GOAL
All lines from the one containing "What TikZ code" through the last line of the listing below are to be copied exactly. Exclude the pictures.

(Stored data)
==*==
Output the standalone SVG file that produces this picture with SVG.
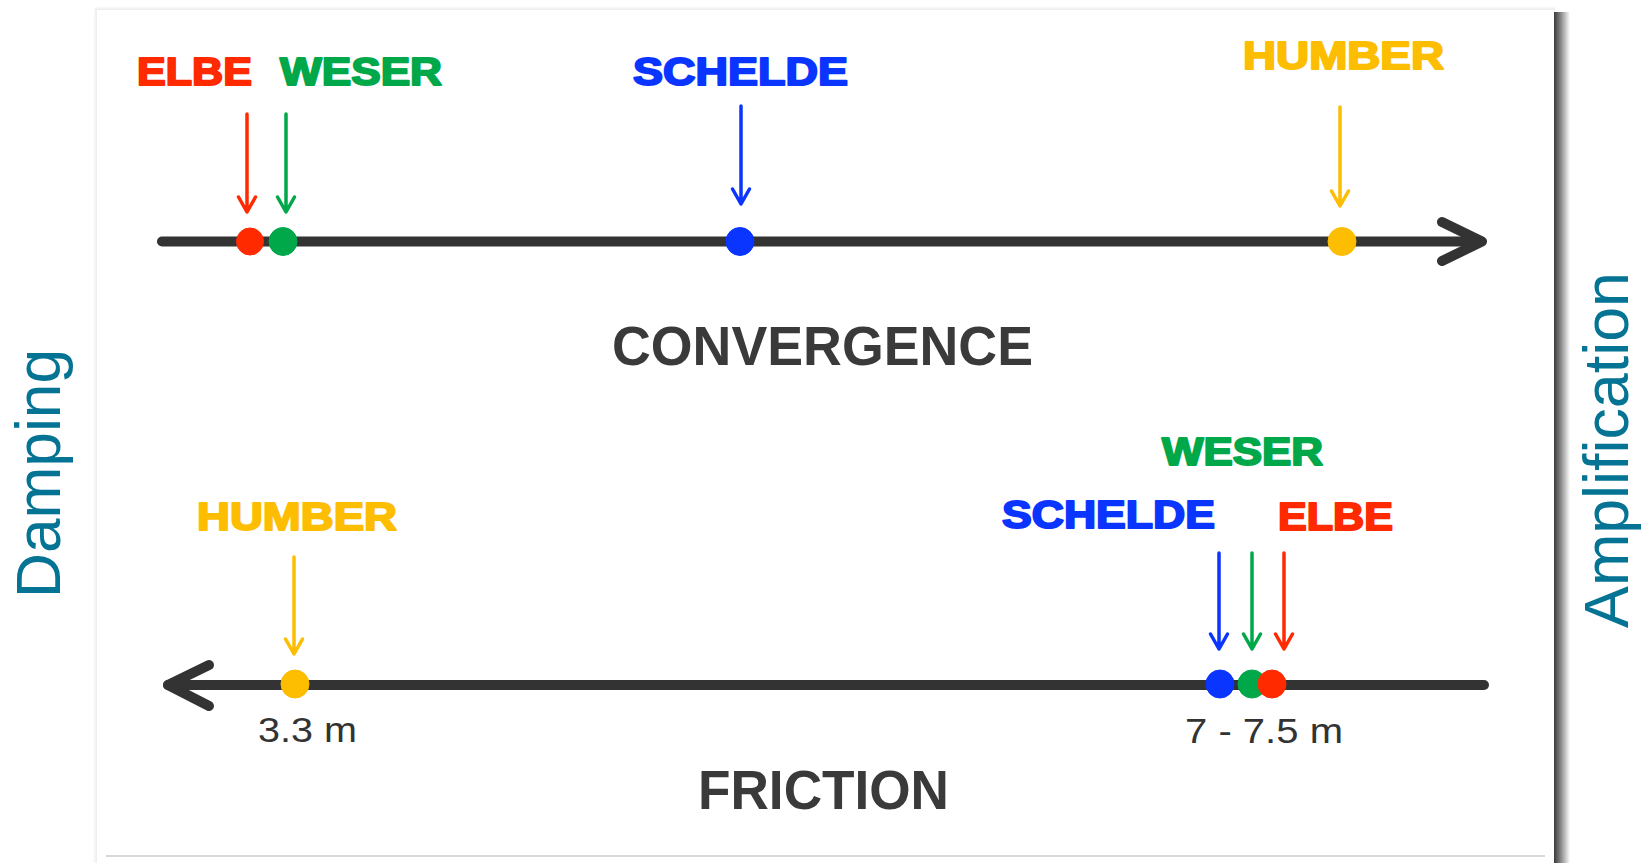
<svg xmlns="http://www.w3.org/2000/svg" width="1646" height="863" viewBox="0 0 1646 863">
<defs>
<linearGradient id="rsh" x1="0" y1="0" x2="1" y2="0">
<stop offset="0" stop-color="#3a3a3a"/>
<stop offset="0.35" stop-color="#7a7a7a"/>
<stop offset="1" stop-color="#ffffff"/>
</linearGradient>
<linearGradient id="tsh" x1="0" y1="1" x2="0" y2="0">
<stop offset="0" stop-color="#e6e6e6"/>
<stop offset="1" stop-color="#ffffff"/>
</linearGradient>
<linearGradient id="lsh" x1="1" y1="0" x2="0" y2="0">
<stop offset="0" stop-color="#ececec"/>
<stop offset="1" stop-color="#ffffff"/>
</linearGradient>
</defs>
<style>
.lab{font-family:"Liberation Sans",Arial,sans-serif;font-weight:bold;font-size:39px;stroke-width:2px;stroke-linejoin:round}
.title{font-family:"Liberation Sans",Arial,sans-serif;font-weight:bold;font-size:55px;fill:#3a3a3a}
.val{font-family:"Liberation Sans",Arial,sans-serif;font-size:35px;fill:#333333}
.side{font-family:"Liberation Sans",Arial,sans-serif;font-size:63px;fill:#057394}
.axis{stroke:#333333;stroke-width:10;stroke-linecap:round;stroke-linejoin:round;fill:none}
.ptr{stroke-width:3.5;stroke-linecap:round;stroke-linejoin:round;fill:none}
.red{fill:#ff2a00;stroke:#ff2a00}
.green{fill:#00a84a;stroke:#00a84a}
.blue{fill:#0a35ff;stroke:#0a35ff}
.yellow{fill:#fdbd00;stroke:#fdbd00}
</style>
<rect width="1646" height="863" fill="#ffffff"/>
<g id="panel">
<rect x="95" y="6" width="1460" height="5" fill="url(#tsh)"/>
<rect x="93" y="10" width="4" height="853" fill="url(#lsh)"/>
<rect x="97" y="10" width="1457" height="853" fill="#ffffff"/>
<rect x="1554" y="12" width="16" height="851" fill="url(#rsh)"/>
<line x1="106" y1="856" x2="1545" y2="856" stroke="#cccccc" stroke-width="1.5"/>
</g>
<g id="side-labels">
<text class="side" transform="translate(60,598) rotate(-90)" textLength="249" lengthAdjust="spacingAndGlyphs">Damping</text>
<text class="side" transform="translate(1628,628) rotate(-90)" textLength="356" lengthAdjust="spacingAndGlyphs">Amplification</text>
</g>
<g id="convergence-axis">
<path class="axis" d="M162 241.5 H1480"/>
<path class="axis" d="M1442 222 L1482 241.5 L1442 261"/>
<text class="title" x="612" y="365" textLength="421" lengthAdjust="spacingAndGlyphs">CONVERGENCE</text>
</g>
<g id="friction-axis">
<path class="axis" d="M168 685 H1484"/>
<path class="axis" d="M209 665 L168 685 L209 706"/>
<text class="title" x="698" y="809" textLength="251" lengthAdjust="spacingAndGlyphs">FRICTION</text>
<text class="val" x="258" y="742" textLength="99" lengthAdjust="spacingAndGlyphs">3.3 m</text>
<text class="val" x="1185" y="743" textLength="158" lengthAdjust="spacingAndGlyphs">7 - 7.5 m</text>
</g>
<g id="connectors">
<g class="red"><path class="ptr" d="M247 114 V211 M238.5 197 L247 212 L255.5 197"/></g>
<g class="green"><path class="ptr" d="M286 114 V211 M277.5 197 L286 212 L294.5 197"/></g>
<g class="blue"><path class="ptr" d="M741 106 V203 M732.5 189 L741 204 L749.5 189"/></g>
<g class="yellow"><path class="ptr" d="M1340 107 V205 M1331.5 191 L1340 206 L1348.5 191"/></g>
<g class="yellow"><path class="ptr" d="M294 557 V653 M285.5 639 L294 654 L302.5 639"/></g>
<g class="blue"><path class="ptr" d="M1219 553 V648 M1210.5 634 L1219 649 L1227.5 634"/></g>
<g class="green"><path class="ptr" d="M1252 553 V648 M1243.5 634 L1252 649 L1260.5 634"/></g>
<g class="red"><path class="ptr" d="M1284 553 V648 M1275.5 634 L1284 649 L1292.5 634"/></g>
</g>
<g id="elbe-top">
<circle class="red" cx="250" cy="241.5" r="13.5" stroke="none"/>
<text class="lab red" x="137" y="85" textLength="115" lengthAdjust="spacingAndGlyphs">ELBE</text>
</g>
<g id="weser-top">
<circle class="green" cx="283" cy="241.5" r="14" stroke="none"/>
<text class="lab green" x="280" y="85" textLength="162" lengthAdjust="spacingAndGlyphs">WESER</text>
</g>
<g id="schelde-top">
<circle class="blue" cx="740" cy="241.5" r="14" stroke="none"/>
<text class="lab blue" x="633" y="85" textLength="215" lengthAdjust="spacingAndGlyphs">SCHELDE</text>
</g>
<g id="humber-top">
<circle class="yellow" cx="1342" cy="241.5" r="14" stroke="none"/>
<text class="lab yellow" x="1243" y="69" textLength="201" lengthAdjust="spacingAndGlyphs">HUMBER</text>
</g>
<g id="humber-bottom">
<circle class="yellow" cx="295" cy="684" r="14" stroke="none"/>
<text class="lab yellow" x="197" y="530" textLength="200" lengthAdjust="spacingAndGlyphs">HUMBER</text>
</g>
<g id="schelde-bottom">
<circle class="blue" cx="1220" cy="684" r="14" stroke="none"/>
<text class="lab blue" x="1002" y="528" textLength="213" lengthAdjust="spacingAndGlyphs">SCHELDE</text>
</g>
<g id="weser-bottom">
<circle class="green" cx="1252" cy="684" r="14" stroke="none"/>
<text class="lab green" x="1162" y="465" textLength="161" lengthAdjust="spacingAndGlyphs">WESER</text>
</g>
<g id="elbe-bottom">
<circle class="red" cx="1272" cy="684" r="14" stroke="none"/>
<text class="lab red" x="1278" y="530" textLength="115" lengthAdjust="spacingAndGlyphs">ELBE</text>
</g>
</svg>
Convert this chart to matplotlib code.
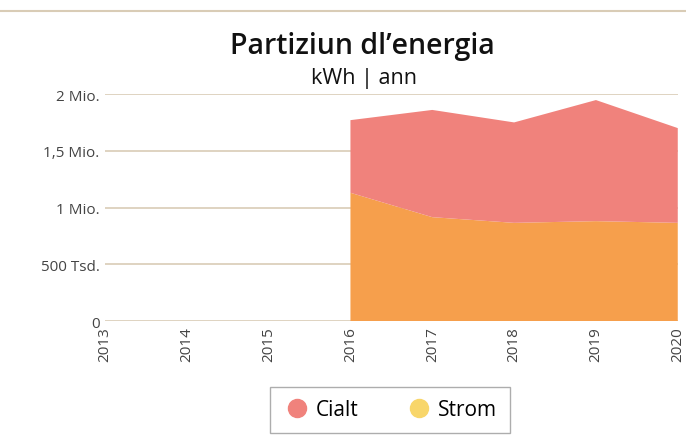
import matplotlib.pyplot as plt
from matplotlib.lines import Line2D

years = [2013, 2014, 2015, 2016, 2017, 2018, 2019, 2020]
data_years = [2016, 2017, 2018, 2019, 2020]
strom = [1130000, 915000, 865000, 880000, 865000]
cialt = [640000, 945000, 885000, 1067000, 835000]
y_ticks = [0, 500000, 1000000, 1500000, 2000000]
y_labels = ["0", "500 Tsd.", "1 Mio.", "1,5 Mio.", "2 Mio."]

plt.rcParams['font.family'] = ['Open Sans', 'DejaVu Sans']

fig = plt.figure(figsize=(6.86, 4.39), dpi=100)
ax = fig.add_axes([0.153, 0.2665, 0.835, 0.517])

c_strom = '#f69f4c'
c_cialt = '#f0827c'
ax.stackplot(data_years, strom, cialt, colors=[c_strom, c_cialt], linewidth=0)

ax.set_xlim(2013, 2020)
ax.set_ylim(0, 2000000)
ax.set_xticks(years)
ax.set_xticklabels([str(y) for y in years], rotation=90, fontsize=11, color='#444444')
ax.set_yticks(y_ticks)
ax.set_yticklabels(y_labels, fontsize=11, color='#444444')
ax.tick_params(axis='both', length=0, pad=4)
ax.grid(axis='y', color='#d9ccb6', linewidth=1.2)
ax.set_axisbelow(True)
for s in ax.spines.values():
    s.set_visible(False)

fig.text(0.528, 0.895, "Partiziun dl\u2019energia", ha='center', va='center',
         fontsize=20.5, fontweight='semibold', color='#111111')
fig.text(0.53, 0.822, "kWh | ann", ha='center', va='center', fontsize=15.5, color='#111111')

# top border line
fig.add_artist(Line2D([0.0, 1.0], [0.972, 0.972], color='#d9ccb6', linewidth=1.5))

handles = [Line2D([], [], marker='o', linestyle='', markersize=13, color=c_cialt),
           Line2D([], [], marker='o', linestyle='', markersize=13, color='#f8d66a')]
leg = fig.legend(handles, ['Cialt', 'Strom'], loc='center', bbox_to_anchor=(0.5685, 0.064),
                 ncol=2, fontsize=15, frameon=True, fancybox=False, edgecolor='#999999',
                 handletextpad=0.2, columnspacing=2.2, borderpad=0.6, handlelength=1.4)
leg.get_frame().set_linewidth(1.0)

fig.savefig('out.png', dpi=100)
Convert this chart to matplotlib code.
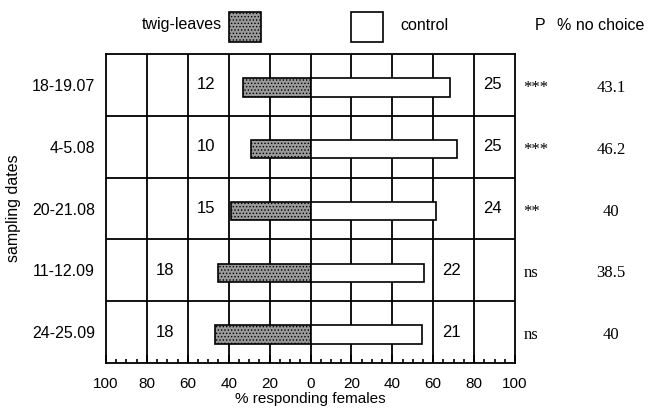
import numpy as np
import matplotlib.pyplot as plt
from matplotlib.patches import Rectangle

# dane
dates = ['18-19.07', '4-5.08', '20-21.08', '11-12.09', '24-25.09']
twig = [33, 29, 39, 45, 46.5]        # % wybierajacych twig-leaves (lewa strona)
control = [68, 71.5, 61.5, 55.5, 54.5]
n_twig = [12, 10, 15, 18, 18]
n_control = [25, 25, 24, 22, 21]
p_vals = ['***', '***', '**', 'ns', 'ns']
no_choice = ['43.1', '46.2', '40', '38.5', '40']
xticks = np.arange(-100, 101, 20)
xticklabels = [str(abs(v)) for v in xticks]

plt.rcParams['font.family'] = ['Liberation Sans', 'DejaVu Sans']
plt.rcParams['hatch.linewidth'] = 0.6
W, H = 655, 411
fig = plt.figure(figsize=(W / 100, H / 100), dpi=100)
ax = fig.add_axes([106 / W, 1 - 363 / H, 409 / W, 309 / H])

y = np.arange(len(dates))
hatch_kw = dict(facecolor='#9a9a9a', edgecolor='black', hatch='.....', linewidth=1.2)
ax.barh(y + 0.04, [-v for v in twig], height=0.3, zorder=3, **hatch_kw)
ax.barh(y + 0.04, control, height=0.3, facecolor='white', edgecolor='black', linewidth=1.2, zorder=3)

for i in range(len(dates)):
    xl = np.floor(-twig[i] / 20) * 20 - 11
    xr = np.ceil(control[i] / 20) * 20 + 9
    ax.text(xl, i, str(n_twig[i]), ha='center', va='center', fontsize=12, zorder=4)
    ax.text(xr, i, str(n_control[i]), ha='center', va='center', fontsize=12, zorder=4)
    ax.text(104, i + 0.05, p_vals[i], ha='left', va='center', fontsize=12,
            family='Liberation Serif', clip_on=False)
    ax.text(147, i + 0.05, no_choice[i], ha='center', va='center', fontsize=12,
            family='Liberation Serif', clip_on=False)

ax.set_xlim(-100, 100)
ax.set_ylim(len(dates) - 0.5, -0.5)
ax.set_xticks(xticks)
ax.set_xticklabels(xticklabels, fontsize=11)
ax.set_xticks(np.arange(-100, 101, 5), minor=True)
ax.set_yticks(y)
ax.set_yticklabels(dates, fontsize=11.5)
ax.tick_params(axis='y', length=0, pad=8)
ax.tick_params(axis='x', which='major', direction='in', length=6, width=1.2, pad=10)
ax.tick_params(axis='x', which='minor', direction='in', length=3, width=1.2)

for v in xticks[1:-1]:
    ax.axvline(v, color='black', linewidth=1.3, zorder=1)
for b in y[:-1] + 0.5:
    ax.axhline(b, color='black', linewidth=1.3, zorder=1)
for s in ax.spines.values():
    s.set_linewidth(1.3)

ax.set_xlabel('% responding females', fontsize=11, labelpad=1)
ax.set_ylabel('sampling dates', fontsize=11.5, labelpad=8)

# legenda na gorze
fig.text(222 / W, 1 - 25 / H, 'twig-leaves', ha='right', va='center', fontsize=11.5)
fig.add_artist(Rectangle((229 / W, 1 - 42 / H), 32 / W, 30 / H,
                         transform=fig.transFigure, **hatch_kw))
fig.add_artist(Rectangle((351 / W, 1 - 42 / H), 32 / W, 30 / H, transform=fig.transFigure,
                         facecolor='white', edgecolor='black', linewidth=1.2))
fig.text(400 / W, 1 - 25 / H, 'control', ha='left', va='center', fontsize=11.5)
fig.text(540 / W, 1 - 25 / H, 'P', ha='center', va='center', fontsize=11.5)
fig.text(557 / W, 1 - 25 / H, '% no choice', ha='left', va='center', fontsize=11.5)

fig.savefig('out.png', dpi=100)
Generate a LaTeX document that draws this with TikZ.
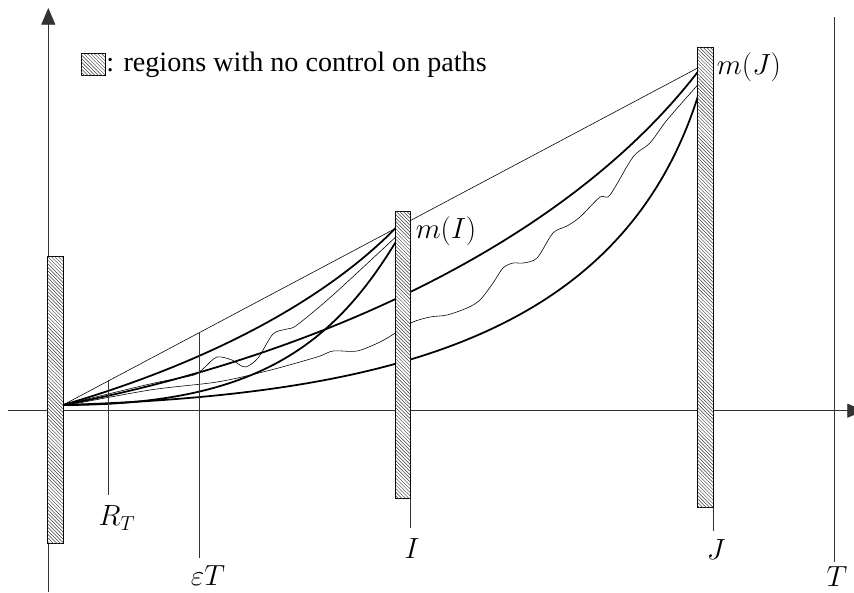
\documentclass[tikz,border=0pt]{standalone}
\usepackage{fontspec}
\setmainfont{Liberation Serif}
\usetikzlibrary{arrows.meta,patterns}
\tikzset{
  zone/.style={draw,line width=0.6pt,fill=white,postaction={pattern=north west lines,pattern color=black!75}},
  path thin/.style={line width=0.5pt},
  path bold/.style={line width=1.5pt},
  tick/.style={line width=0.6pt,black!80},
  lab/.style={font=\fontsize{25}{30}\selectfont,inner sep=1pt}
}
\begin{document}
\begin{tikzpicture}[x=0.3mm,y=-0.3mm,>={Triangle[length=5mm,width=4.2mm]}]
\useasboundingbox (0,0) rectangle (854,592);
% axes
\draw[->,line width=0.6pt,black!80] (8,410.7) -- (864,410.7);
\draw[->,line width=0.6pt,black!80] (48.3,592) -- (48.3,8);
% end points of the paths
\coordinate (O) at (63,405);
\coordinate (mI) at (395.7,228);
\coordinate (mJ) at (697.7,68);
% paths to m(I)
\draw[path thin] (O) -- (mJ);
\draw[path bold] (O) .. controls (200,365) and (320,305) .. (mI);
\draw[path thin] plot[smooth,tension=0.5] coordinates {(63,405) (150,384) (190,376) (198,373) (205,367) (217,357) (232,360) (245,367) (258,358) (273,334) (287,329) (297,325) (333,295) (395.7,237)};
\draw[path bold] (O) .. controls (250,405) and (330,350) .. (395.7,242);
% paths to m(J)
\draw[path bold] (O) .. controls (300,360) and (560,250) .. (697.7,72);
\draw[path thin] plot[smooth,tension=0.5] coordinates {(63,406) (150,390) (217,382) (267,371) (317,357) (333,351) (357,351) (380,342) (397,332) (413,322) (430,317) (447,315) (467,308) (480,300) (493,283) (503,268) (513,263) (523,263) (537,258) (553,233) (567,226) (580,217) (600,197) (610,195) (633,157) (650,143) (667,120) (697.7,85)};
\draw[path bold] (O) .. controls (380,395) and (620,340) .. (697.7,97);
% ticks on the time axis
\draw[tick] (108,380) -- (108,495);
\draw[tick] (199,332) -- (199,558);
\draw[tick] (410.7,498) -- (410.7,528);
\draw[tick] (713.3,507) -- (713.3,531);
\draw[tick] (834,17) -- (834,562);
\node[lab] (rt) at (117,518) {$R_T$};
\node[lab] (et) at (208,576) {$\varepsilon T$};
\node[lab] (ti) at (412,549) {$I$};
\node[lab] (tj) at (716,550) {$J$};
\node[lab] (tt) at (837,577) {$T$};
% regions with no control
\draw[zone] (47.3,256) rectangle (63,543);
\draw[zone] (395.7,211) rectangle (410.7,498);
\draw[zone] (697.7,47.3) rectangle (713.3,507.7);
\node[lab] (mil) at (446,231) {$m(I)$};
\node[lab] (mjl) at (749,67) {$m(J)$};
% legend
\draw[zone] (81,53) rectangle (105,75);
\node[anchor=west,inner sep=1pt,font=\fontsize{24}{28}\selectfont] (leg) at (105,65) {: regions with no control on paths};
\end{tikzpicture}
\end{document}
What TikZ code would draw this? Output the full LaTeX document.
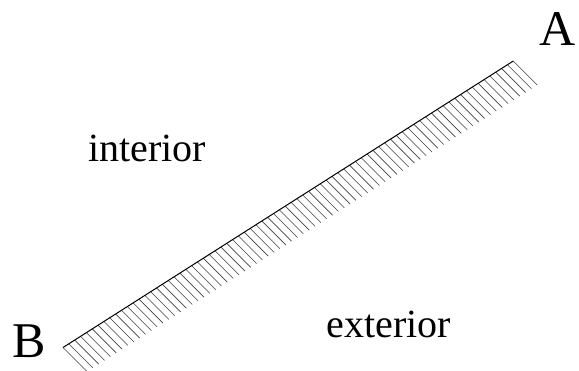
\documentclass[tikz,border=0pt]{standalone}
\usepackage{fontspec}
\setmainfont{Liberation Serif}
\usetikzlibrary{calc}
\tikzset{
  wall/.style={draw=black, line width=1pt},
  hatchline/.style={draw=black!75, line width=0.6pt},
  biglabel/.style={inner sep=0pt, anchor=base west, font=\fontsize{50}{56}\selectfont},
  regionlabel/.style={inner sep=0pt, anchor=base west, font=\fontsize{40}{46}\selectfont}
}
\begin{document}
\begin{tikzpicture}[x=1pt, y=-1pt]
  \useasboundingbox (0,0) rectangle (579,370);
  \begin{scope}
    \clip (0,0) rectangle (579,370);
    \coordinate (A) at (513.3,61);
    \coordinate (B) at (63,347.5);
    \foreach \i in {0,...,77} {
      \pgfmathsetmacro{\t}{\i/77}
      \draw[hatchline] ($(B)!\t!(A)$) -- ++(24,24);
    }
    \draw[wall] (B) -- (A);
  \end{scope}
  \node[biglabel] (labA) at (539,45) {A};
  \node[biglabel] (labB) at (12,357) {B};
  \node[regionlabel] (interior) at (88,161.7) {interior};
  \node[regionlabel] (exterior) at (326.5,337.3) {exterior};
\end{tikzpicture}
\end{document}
==*==
EXERCISE RESPONSE
What TikZ code would draw this? Output the full LaTeX document.
\documentclass[tikz,border=0pt]{standalone}
\usepackage{fontspec}
\setmainfont{Liberation Serif}
\usetikzlibrary{calc}
\tikzset{
  wall/.style={draw=black, line width=1pt},
  hatchline/.style={draw=black!75, line width=0.6pt},
  biglabel/.style={inner sep=0pt, anchor=base west, font=\fontsize{50}{56}\selectfont},
  regionlabel/.style={inner sep=0pt, anchor=base west, font=\fontsize{40}{46}\selectfont}
}
\begin{document}
\begin{tikzpicture}[x=1pt, y=-1pt]
  \useasboundingbox (0,0) rectangle (579,370);
  \begin{scope}
    \clip (0,0) rectangle (579,370);
    \coordinate (A) at (513.3,61);
    \coordinate (B) at (63,347.5);
    \foreach \i in {0,...,77} {
      \pgfmathsetmacro{\t}{\i/77}
      \draw[hatchline] ($(B)!\t!(A)$) -- ++(24,24);
    }
    \draw[wall] (B) -- (A);
  \end{scope}
  \node[biglabel] (labA) at (539,45) {A};
  \node[biglabel] (labB) at (12,357) {B};
  \node[regionlabel] (interior) at (88,161.7) {interior};
  \node[regionlabel] (exterior) at (326.5,337.3) {exterior};
\end{tikzpicture}
\end{document}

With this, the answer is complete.